To increase its political influence in Washington, D.C. after it purchased Santa Fe International, the Kuwait Petroleum Corporation hired the now-deceased former U.S. President Gerald Ford to be a Santa Fe International director. The government of Kuwait Inc. also hired Ford’s former National Security Affairs advisor, Brent Scowcroft (http://www.scowcroft.com/html/staff/scowcroft.html ) , to be a Santa Fe International director at the same time. Santa Fe International Director Scowcroft, like George Bush I, was a member of David Rockefeller’s Trilateral Commission at that time. While serving as a director on Kuwait Inc.’s Santa Fe International corporate board in 1984, 1985 and 1986, Scowcroft also worked with former U.S. Secretary of State Henry Kissinger as vice-chairman of the New York and Washington, D.C. consulting firm of Kissinger Associates. As President Bush I’s National Security Affairs advisor, Scowcroft—like his former business partner Henry Kissinger—was an advocate of using Pentagon military forces to “liberate” the homeland of Kuwait Inc. in 1991.
To further increase its special influence in United States politics during the 1980s, the Kuwait Inc. government’s Santa Fe International subsidiary formed a political action committee [PAC] which contributed $70,108 to the election campaign chests of influential U.S. politicians during the 1984 U.S. congressional elections.

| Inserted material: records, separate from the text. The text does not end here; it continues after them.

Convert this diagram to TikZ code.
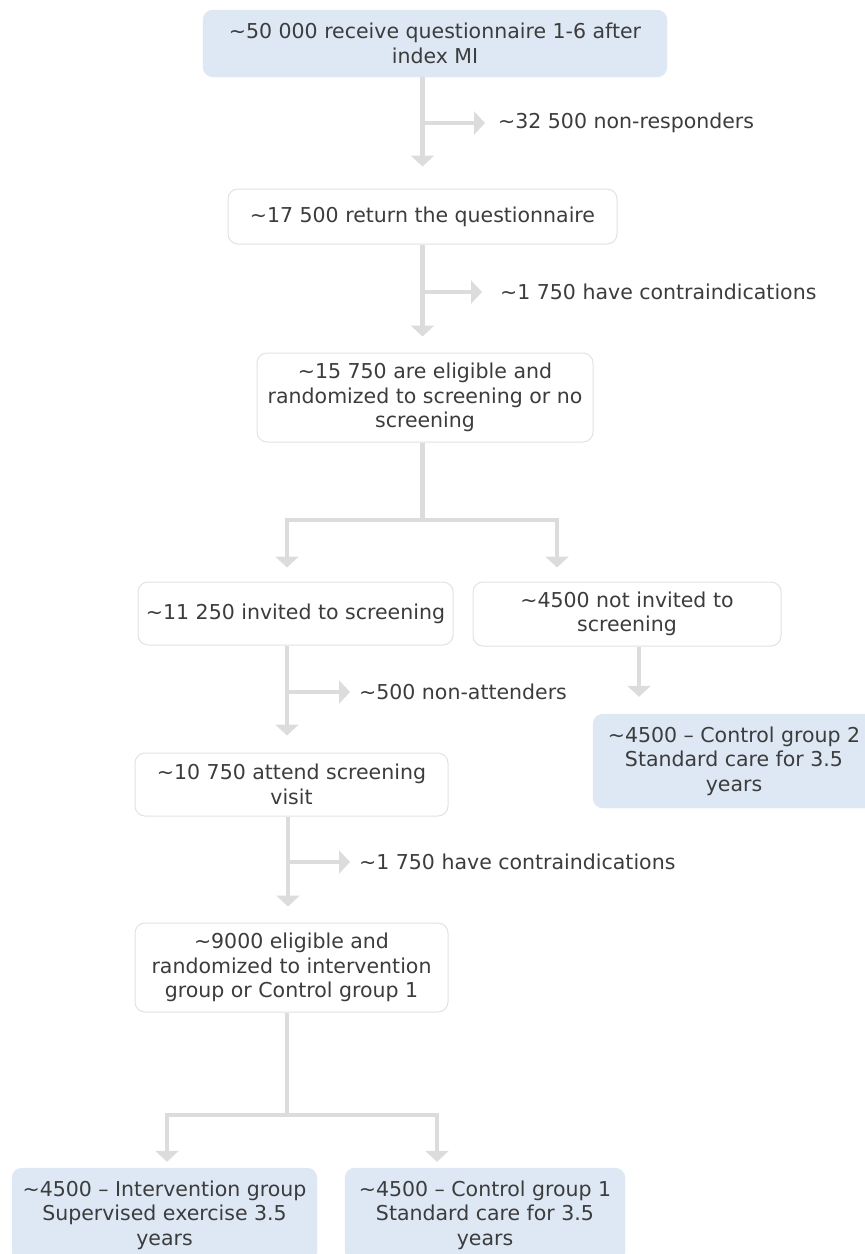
\documentclass[tikz,border=0pt]{standalone}
\usepackage{fontspec}
\setmainfont{DejaVu Sans}
\usetikzlibrary{arrows.meta}

\definecolor{boxBlue}{HTML}{DDE8F4}
\definecolor{boxEdge}{HTML}{E2E2E2}
\definecolor{flowGray}{HTML}{DCDCDC}
\definecolor{textGray}{HTML}{3C3C3C}
\newcommand{\apx}{\textasciitilde}

\begin{document}
\begin{tikzpicture}[x=1pt, y=-1pt,
  every node/.style={font=\fontsize{20.5}{24.5}\selectfont, text=textGray, align=center, inner sep=0pt},
  box/.style={draw=boxEdge, line width=1pt, fill=white, rounded corners=10pt},
  bluebox/.style={draw=boxBlue, fill=boxBlue, rounded corners=10pt},
  flowline/.style={draw=flowGray, line width=4.5pt},
  flow/.style={flowline, -{Triangle[width=23pt, length=11pt]}},
  sidenote/.style={anchor=west}]
\clip (0,0) rectangle (865,1254);

\node[bluebox, minimum width=464pt, minimum height=67pt] (receive) at (435,43.5) {\apx50 000 receive questionnaire 1-6 after\\index MI};
\node[box, minimum width=389pt, minimum height=55pt] (returned) at (422.5,216.5) {\apx17 500 return the questionnaire};
\node[box, minimum width=336pt, minimum height=89pt] (eligible) at (425,397.5) {\apx15 750 are eligible and\\randomized to screening or no\\screening};
\node[box, minimum width=315pt, minimum height=63pt] (invited) at (295.5,613.5) {\apx11 250 invited to screening};
\node[box, minimum width=308pt, minimum height=64pt] (notInvited) at (627,614) {\apx4500 not invited to\\screening};
\node[bluebox, minimum width=282pt, minimum height=94pt] (controlTwo) at (734,761) {\apx4500 – Control group 2\\Standard care for 3.5\\years};
\node[box, minimum width=313pt, minimum height=63pt] (attend) at (291.5,784.5) {\apx10 750 attend screening\\visit};
\node[box, minimum width=313pt, minimum height=89pt] (eligibleTwo) at (291.5,967.5) {\apx9000 eligible and\\randomized to intervention\\group or Control group 1};
\node[bluebox, minimum width=305pt, minimum height=94pt] (intervention) at (164.5,1215) {\apx4500 – Intervention group\\Supervised exercise 3.5\\years};
\node[bluebox, minimum width=280pt, minimum height=94pt] (controlOne) at (485,1215) {\apx4500 – Control group 1\\Standard care for 3.5\\years};

\node[sidenote] (nonResp) at (498,123) {\apx32 500 non-responders};
\node[sidenote] (contraOne) at (500,292) {\apx1 750 have contraindications};
\node[sidenote] (nonAttend) at (359,692) {\apx500 non-attenders};
\node[sidenote] (contraTwo) at (359,862) {\apx1 750 have contraindications};

\draw[flow, shorten >=22pt] (receive.south -| returned.north) -- (returned.north);
\draw[flow, shorten >=13pt] (nonResp.west -| returned.north) -- (nonResp.west);

\draw[flow, shorten >=16pt] (returned.south) -- (returned.south |- eligible.north);
\draw[flow, shorten >=18pt] (contraOne.west -| returned.south) -- (contraOne.west);

\coordinate (forkTop) at (422.5,520);
\draw[flowline] (eligible.south -| forkTop) -- (forkTop);
\draw[flow, shorten >=14pt] (forkTop) -| ([xshift=-8.5pt]invited.north);
\draw[flow, shorten >=14pt] (forkTop) -| ([xshift=-70pt]notInvited.north);

\coordinate (invitedOut) at ([xshift=-8.5pt]invited.south);
\draw[flow, shorten >=17pt] (invitedOut) -- (invitedOut |- attend.north);
\draw[flow, shorten >=9pt] (nonAttend.west -| invitedOut) -- (nonAttend.west);

\coordinate (notInvitedOut) at ([xshift=12pt]notInvited.south);
\draw[flow, shorten >=17pt] (notInvitedOut) -- (notInvitedOut |- controlTwo.north);

\coordinate (attendOut) at ([xshift=-3.5pt]attend.south);
\draw[flow, shorten >=16pt] (attendOut) -- (attendOut |- eligibleTwo.north);
\draw[flow, shorten >=9pt] (contraTwo.west -| attendOut) -- (contraTwo.west);

\coordinate (forkBottom) at (287,1115);
\draw[flowline] (eligibleTwo.south -| forkBottom) -- (forkBottom);
\draw[flow, shorten >=6pt] (forkBottom) -| ([xshift=2.5pt]intervention.north);
\draw[flow, shorten >=6pt] (forkBottom) -| ([xshift=-48pt]controlOne.north);

\end{tikzpicture}
\end{document}
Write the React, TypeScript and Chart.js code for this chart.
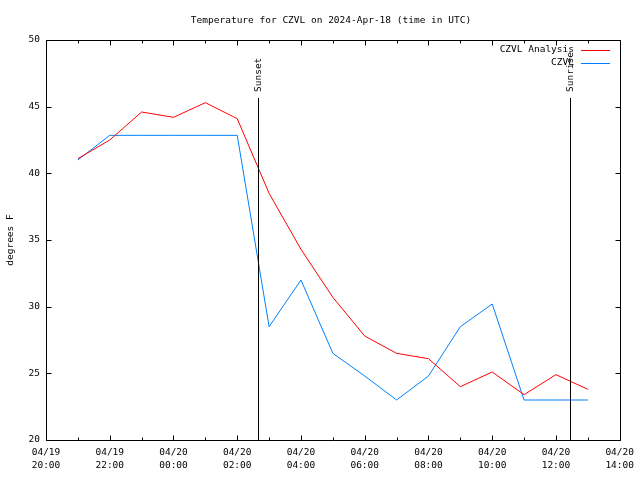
import React, { useEffect, useRef } from "react";
import { Chart, registerables } from "chart.js";

Chart.register(...registerables);

// Hours after 04/19 20:00 UTC
const xHours = [1, 2, 3, 4, 5, 6, 7, 8, 9, 10, 11, 12, 13, 14, 15, 16, 17];
const analysisTemps = [41.1, 42.5, 44.6, 44.2, 45.3, 44.1, 38.5, 34.3, 30.7, 27.8, 26.5, 26.1, 24.0, 25.1, 23.4, 24.9, 23.8];
const observedTemps = [41.0, 42.85, 42.85, 42.85, 42.85, 42.85, 28.5, 32.0, 26.5, 24.8, 23.0, 24.8, 28.5, 30.2, 23.0, 23.0, 23.0];
const xTickLabels = [
  ["04/19", "20:00"],
  ["04/19", "22:00"],
  ["04/20", "00:00"],
  ["04/20", "02:00"],
  ["04/20", "04:00"],
  ["04/20", "06:00"],
  ["04/20", "08:00"],
  ["04/20", "10:00"],
  ["04/20", "12:00"],
  ["04/20", "14:00"],
];
const seriesNames = ["CZVL Analysis", "CZVL"];
const seriesColors = ["#ff0000", "#0080ff"];
const sunEvents = [
  { label: "Sunset", hour: 6.65 },
  { label: "Sunrise", hour: 16.45 },
];
const titleText = "Temperature for CZVL on 2024-Apr-18 (time in UTC)";
const yTitle = "degrees F";

const FONT = '"DejaVu Sans Mono", monospace';

const gnuplotPlugin = {
  id: "gnuplotDecor",
  afterDraw(chart: any) {
    const ctx = chart.ctx;
    const { left, right, top, bottom } = chart.chartArea;
    const L = Math.round(left) + 0.5;
    const R = Math.round(right) + 0.5;
    const T = Math.round(top) + 0.5;
    const B = Math.round(bottom) + 0.5;
    const xs = chart.scales.x;
    const ys = chart.scales.y;
    ctx.save();
    ctx.strokeStyle = "#000";
    ctx.lineWidth = 1;
    // frame
    ctx.beginPath();
    ctx.rect(L, T, R - L, B - T);
    ctx.stroke();
    // x ticks
    ctx.beginPath();
    xs.ticks.forEach((t: any) => {
      const px = Math.round(xs.getPixelForValue(t.value)) + 0.5;
      const len = t.value % 2 === 0 ? 5 : 3;
      ctx.moveTo(px, B);
      ctx.lineTo(px, B - len);
      ctx.moveTo(px, T);
      ctx.lineTo(px, T + len);
    });
    ys.ticks.forEach((t: any) => {
      const py = Math.round(ys.getPixelForValue(t.value)) + 0.5;
      ctx.moveTo(L, py);
      ctx.lineTo(L + 5, py);
      ctx.moveTo(R, py);
      ctx.lineTo(R - 5, py);
    });
    ctx.stroke();

    // sun events
    ctx.font = `9.5px ${FONT}`;
    ctx.fillStyle = "#000";
    sunEvents.forEach((ev) => {
      const px = Math.round(xs.getPixelForValue(ev.hour)) + 0.5;
      ctx.beginPath();
      ctx.moveTo(px, 98);
      ctx.lineTo(px, B);
      ctx.stroke();
      ctx.save();
      ctx.translate(px, 92);
      ctx.rotate(-Math.PI / 2);
      ctx.textAlign = "left";
      ctx.textBaseline = "middle";
      ctx.fillText(ev.label, 0, 0);
      ctx.restore();
    });

    // legend
    ctx.textAlign = "right";
    ctx.textBaseline = "middle";
    seriesNames.forEach((name, i) => {
      const y = 49.5 + i * 13;
      ctx.fillStyle = "#000";
      ctx.fillText(name, 574, y + 0.5);
      ctx.strokeStyle = seriesColors[i];
      ctx.beginPath();
      ctx.moveTo(581, Math.round(y) + 0.5);
      ctx.lineTo(610, Math.round(y) + 0.5);
      ctx.stroke();
    });

    // title
    ctx.fillStyle = "#000";
    ctx.textAlign = "center";
    ctx.textBaseline = "middle";
    ctx.fillText(titleText, 331, 21);

    // y title
    ctx.save();
    ctx.translate(11, 240);
    ctx.rotate(-Math.PI / 2);
    ctx.textAlign = "center";
    ctx.textBaseline = "middle";
    ctx.fillText(yTitle, 0, 0);
    ctx.restore();

    ctx.restore();
  },
};

export default function App() {
  const ref = useRef<HTMLCanvasElement>(null);
  useEffect(() => {
    if (!ref.current) return;
    const chart = new Chart(ref.current, {
      type: "line",
      data: {
        datasets: [analysisTemps, observedTemps].map((vals, i) => ({
          label: seriesNames[i],
          data: xHours.map((h, j) => ({ x: h, y: vals[j] })),
          borderColor: seriesColors[i],
          backgroundColor: seriesColors[i],
          borderWidth: 1,
          pointRadius: 0,
          tension: 0,
          fill: false,
        })),
      },
      options: {
        responsive: false,
        animation: false,
        devicePixelRatio: 1,
        layout: { padding: { left: 0, right: 19, top: 40, bottom: 0 } },
        plugins: {
          legend: { display: false },
          title: { display: false },
          tooltip: { enabled: false },
        },
        scales: {
          x: {
            type: "linear",
            min: 0,
            max: 18,
            grid: { display: false, drawTicks: false },
            border: { display: false },
            afterFit: (s: any) => {
              s.height = 40;
            },
            ticks: {
              stepSize: 1,
              autoSkip: false,
              maxRotation: 0,
              minRotation: 0,
              padding: 6,
              color: "#000",
              font: { family: FONT, size: 9.5, lineHeight: 1.37 },
              callback: (v: any) => {
                const n = Number(v);
                return n % 2 === 0 ? xTickLabels[n / 2] : "";
              },
            },
          },
          y: {
            min: 20,
            max: 50,
            grid: { display: false, drawTicks: false },
            border: { display: false },
            afterFit: (s: any) => {
              s.width = 46;
            },
            ticks: {
              stepSize: 5,
              padding: 6,
              color: "#000",
              font: { family: FONT, size: 9.5 },
            },
          },
        },
      },
      plugins: [gnuplotPlugin],
    } as any);
    return () => chart.destroy();
  }, []);
  return (
    <div style={{ position: "fixed", left: 0, top: 0, width: 640, height: 480, background: "#fff" }}>
      <canvas ref={ref} width={640} height={480} />
    </div>
  );
}
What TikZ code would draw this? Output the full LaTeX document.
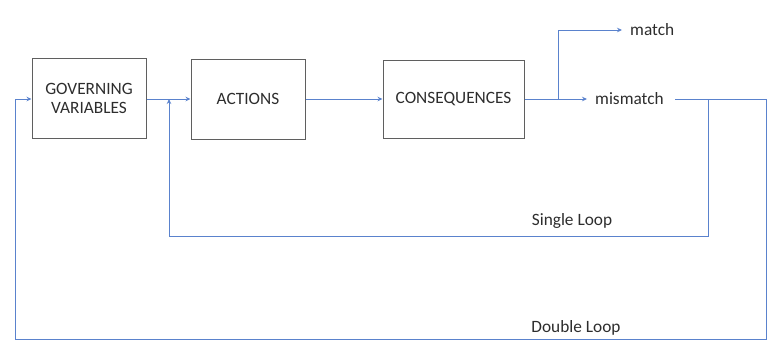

An additional $71,750 was contributed by KPC’s Santa Fe International PAC to U.S. congressional candidates in 1986.
In May 1987, KPC’s Santa Fe International also created a new company, Chesapeake Shipping Inc.. The purpose of creating Kuwait Inc.’s Chesapeake Shipping Inc. subsidiary was to quickly reflag Kuwaiti oil tankers in the Persian Gulf with U.S. flags, so as to more easily enable the Reagan administration to commit U.S. military forces to the protection of special Kuwait Inc. commercial interests, as well as to the protection of special U.S. transnational oil company interests in the Persian Gulf waters.
In addition to operating out of the Kuwait Petroleum Corporation office at 45 Rockefeller Plaza, Kuwait Inc. operated in the U.S.A. in 1991 under the auspices of the Bank of Kuwait and The Middle East, the Commercial Bank of Kuwait SAK, KPC U.S. Holdings and the Kuwait Foreign Trading Contractor and Investment Company [KTFCIC].
Downtown telephoned the Kuwait Petroleum Corporation office in New York City in early 1991. According to the person who answered the telephone then, this office was “just a small four-person office” which mainly focused on “assisting students from Kuwait who are studying in the United States on Kuwait Petroleum scholarships.” She stated that the business operations of KPC in the U.S.A. were controlled by KPC’s London office and suggested Downtown telephone the Kuwait Petroleum Corporation in London if it wished to speak to a company public relations official.